Stored data.
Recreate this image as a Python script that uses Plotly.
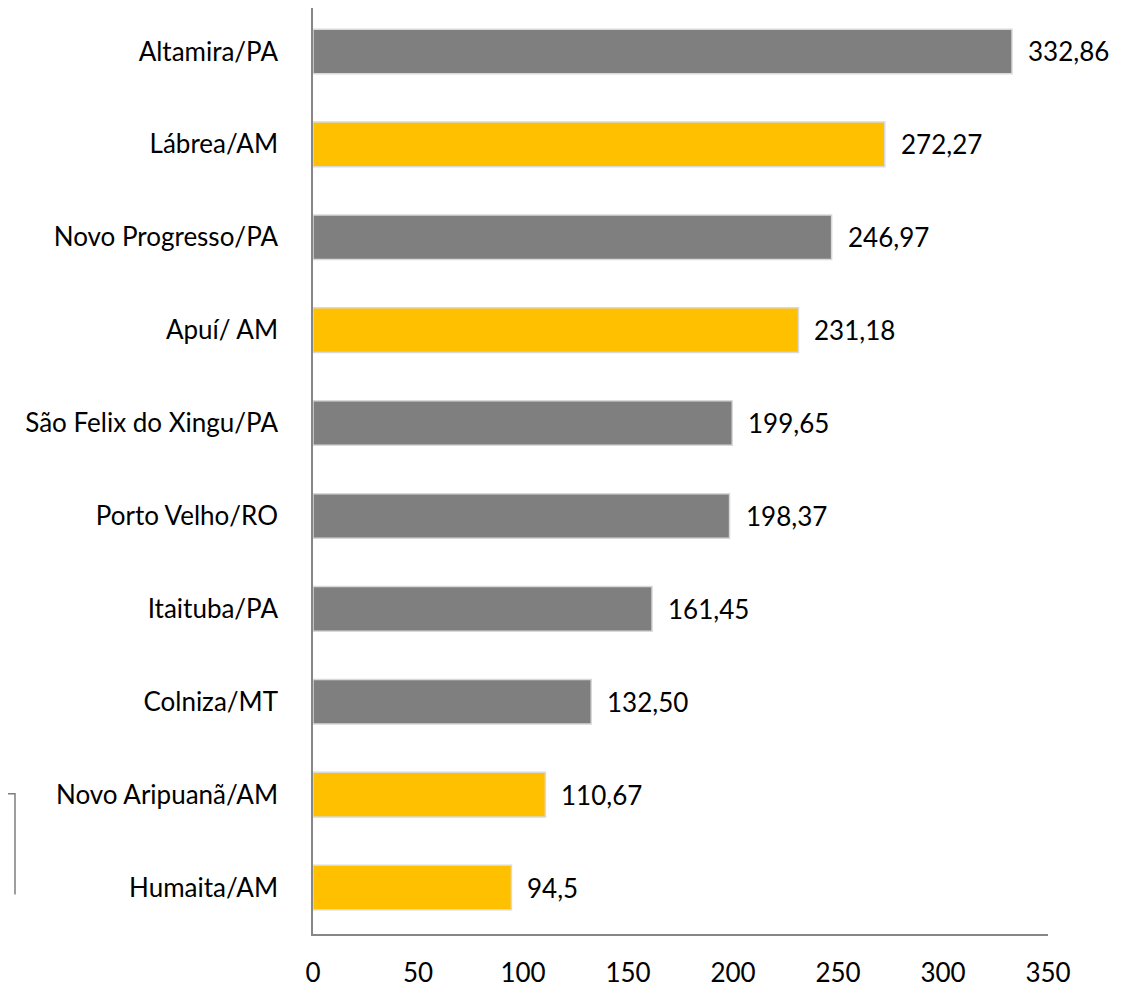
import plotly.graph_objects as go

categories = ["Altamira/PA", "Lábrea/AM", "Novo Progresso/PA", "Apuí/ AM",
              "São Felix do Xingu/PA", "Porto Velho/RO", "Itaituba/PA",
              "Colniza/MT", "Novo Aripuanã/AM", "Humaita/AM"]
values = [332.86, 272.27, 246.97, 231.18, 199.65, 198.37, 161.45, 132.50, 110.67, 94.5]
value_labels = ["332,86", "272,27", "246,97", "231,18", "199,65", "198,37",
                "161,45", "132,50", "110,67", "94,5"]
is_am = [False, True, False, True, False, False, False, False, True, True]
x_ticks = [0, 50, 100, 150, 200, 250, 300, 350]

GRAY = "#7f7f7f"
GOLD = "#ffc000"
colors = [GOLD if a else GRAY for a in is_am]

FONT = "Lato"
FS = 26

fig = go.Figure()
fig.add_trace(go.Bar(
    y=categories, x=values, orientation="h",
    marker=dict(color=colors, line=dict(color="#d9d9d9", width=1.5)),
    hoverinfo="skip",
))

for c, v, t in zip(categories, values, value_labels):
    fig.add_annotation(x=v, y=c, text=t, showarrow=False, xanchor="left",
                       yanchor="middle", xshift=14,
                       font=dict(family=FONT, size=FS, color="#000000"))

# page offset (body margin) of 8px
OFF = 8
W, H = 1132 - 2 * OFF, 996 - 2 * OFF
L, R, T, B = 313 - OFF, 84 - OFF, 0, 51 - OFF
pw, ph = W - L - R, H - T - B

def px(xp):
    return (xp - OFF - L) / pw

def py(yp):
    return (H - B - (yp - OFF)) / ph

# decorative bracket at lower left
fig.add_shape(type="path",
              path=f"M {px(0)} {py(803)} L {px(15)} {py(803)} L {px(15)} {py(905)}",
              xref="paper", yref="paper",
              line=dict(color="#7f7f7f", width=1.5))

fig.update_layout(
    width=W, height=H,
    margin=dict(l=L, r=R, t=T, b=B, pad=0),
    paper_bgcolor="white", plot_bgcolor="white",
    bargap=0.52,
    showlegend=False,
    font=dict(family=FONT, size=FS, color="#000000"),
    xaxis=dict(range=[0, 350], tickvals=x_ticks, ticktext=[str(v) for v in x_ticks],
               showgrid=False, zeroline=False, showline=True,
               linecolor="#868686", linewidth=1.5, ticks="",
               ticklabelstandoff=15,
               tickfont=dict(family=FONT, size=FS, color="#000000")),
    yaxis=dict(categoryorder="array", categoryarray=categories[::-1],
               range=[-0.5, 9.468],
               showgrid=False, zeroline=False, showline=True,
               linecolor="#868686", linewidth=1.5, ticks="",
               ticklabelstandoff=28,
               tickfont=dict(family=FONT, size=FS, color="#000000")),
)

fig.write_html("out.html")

Your task.
Write out each line of the listing above, exactly, from its first line to the line holding "import plotly.graph_objects as go", inclusive. Skip the pictures.

Final result.
Recreate this image as a Python script that uses Plotly.
import plotly.graph_objects as go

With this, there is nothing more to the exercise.